WHAT IS NEEDED: Repeat the full listing below verbatim and keep the images out.

SUPPLIED DATA:
┄┄┄┄┄┄┄┄┄┄┄┄┄┄┄┄┄┄┄┄
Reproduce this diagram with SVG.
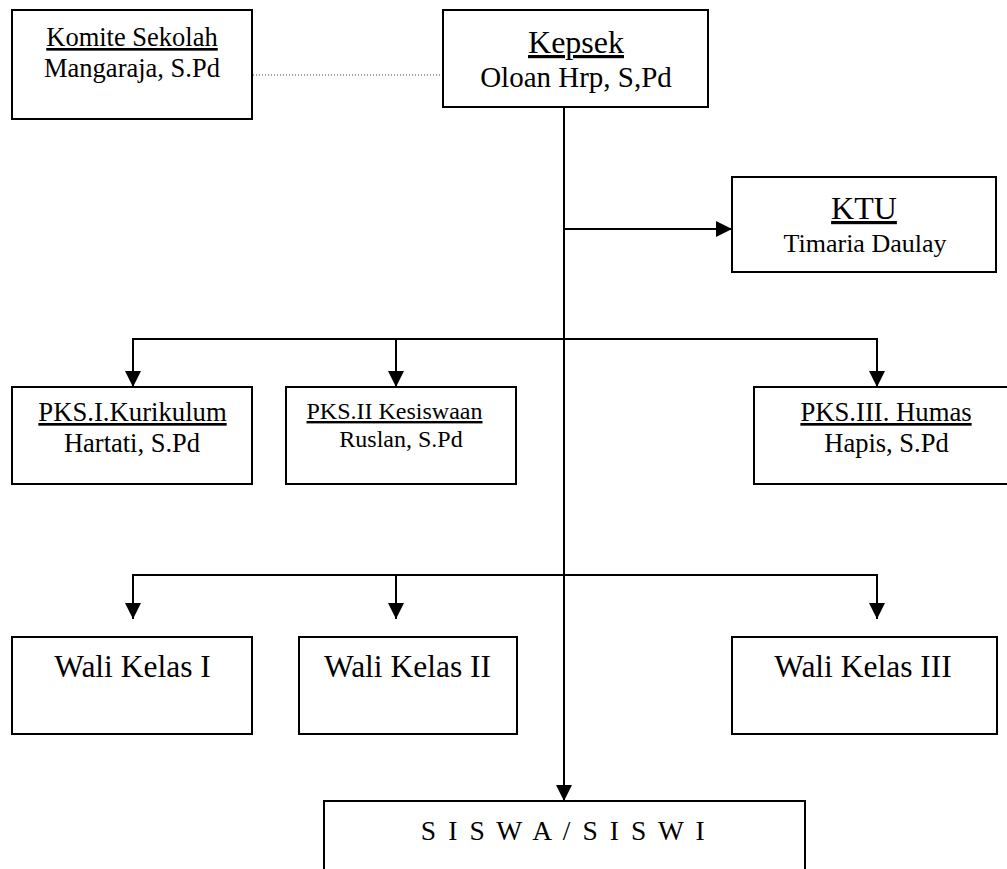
<svg xmlns="http://www.w3.org/2000/svg" width="1007" height="869" viewBox="0 0 1007 869">
<style>
.box{fill:#fff;stroke:#000;stroke-width:2}
.t{font-family:"Liberation Serif","Times New Roman",serif;fill:#000;text-anchor:middle}
.u{text-decoration:underline}
.c{fill:none;stroke:#000;stroke-width:2}
.dot{fill:none;stroke:#444;stroke-width:1;stroke-dasharray:1 2}
</style>
<defs>
<marker id="ah" markerUnits="userSpaceOnUse" markerWidth="16" markerHeight="16" refX="16" refY="8" orient="auto" viewBox="0 0 16 16">
<path d="M0,0 L16,8 L0,16 z" fill="#000"/>
</marker>
</defs>
<rect width="1007" height="869" fill="#fff"/>
<g id="connectors">
<path class="dot" d="M253,75 H443"/>
<path class="c" d="M564,107 V801" marker-end="url(#ah)"/>
<path class="c" d="M564,229 H732" marker-end="url(#ah)"/>
<path class="c" d="M564,339 H133 V387" marker-end="url(#ah)"/>
<path class="c" d="M396,339 V387" marker-end="url(#ah)"/>
<path class="c" d="M564,339 H877 V387" marker-end="url(#ah)"/>
<path class="c" d="M564,575 H133 V619" marker-end="url(#ah)"/>
<path class="c" d="M396,575 V619" marker-end="url(#ah)"/>
<path class="c" d="M564,575 H877 V619" marker-end="url(#ah)"/>
</g>
<g id="komite">
<rect class="box" x="12" y="10" width="240" height="109"/>
<text class="t u" x="132" y="46" font-size="26.5">Komite Sekolah</text>
<text class="t" x="132" y="77" font-size="26.5">Mangaraja, S.Pd</text>
</g>
<g id="kepsek">
<rect class="box" x="443" y="10" width="265" height="97"/>
<text class="t u" x="576" y="53" font-size="32">Kepsek</text>
<text class="t" x="576" y="87" font-size="29">Oloan Hrp, S,Pd</text>
</g>
<g id="ktu">
<rect class="box" x="732" y="177" width="264" height="95"/>
<text class="t u" x="864" y="219" font-size="32">KTU</text>
<text class="t" x="865" y="252" font-size="26">Timaria Daulay</text>
</g>
<g id="pks1">
<rect class="box" x="12" y="387" width="240" height="97"/>
<text class="t u" x="132.5" y="421" font-size="26.7">PKS.I.Kurikulum</text>
<text class="t" x="132" y="452" font-size="26.5">Hartati, S.Pd</text>
</g>
<g id="pks2">
<rect class="box" x="286" y="387" width="230" height="97"/>
<text class="t u" x="394.5" y="419" font-size="24">PKS.II Kesiswaan</text>
<text class="t" x="401" y="447" font-size="24">Ruslan, S.Pd</text>
</g>
<g id="pks3">
<rect class="box" x="754" y="387" width="262" height="97"/>
<text class="t u" x="886" y="421" font-size="26.7">PKS.III. Humas</text>
<text class="t" x="886.5" y="452" font-size="26.5">Hapis, S.Pd</text>
</g>
<g id="wali1">
<rect class="box" x="12" y="637" width="240" height="97"/>
<text class="t" x="132.5" y="677" font-size="31.5">Wali Kelas I</text>
</g>
<g id="wali2">
<rect class="box" x="299" y="637" width="218" height="97"/>
<text class="t" x="407.5" y="677" font-size="31.5">Wali Kelas II</text>
</g>
<g id="wali3">
<rect class="box" x="732" y="637" width="265" height="97"/>
<text class="t" x="863" y="677" font-size="31.5">Wali Kelas III</text>
</g>
<g id="siswa">
<rect class="box" x="324" y="801" width="481" height="80"/>
<text class="t" x="564" y="840" font-size="27.5" letter-spacing="2.6">S I S W A / S I S W I</text>
</g>
</svg>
┄┄┄┄┄┄┄┄┄┄┄┄┄┄┄┄┄┄┄┄
EXERCISE ANSWER:
Reproduce this diagram with SVG.
<svg xmlns="http://www.w3.org/2000/svg" width="1007" height="869" viewBox="0 0 1007 869">
<style>
.box{fill:#fff;stroke:#000;stroke-width:2}
.t{font-family:"Liberation Serif","Times New Roman",serif;fill:#000;text-anchor:middle}
.u{text-decoration:underline}
.c{fill:none;stroke:#000;stroke-width:2}
.dot{fill:none;stroke:#444;stroke-width:1;stroke-dasharray:1 2}
</style>
<defs>
<marker id="ah" markerUnits="userSpaceOnUse" markerWidth="16" markerHeight="16" refX="16" refY="8" orient="auto" viewBox="0 0 16 16">
<path d="M0,0 L16,8 L0,16 z" fill="#000"/>
</marker>
</defs>
<rect width="1007" height="869" fill="#fff"/>
<g id="connectors">
<path class="dot" d="M253,75 H443"/>
<path class="c" d="M564,107 V801" marker-end="url(#ah)"/>
<path class="c" d="M564,229 H732" marker-end="url(#ah)"/>
<path class="c" d="M564,339 H133 V387" marker-end="url(#ah)"/>
<path class="c" d="M396,339 V387" marker-end="url(#ah)"/>
<path class="c" d="M564,339 H877 V387" marker-end="url(#ah)"/>
<path class="c" d="M564,575 H133 V619" marker-end="url(#ah)"/>
<path class="c" d="M396,575 V619" marker-end="url(#ah)"/>
<path class="c" d="M564,575 H877 V619" marker-end="url(#ah)"/>
</g>
<g id="komite">
<rect class="box" x="12" y="10" width="240" height="109"/>
<text class="t u" x="132" y="46" font-size="26.5">Komite Sekolah</text>
<text class="t" x="132" y="77" font-size="26.5">Mangaraja, S.Pd</text>
</g>
<g id="kepsek">
<rect class="box" x="443" y="10" width="265" height="97"/>
<text class="t u" x="576" y="53" font-size="32">Kepsek</text>
<text class="t" x="576" y="87" font-size="29">Oloan Hrp, S,Pd</text>
</g>
<g id="ktu">
<rect class="box" x="732" y="177" width="264" height="95"/>
<text class="t u" x="864" y="219" font-size="32">KTU</text>
<text class="t" x="865" y="252" font-size="26">Timaria Daulay</text>
</g>
<g id="pks1">
<rect class="box" x="12" y="387" width="240" height="97"/>
<text class="t u" x="132.5" y="421" font-size="26.7">PKS.I.Kurikulum</text>
<text class="t" x="132" y="452" font-size="26.5">Hartati, S.Pd</text>
</g>
<g id="pks2">
<rect class="box" x="286" y="387" width="230" height="97"/>
<text class="t u" x="394.5" y="419" font-size="24">PKS.II Kesiswaan</text>
<text class="t" x="401" y="447" font-size="24">Ruslan, S.Pd</text>
</g>
<g id="pks3">
<rect class="box" x="754" y="387" width="262" height="97"/>
<text class="t u" x="886" y="421" font-size="26.7">PKS.III. Humas</text>
<text class="t" x="886.5" y="452" font-size="26.5">Hapis, S.Pd</text>
</g>
<g id="wali1">
<rect class="box" x="12" y="637" width="240" height="97"/>
<text class="t" x="132.5" y="677" font-size="31.5">Wali Kelas I</text>
</g>
<g id="wali2">
<rect class="box" x="299" y="637" width="218" height="97"/>
<text class="t" x="407.5" y="677" font-size="31.5">Wali Kelas II</text>
</g>
<g id="wali3">
<rect class="box" x="732" y="637" width="265" height="97"/>
<text class="t" x="863" y="677" font-size="31.5">Wali Kelas III</text>
</g>
<g id="siswa">
<rect class="box" x="324" y="801" width="481" height="80"/>
<text class="t" x="564" y="840" font-size="27.5" letter-spacing="2.6">S I S W A / S I S W I</text>
</g>
</svg>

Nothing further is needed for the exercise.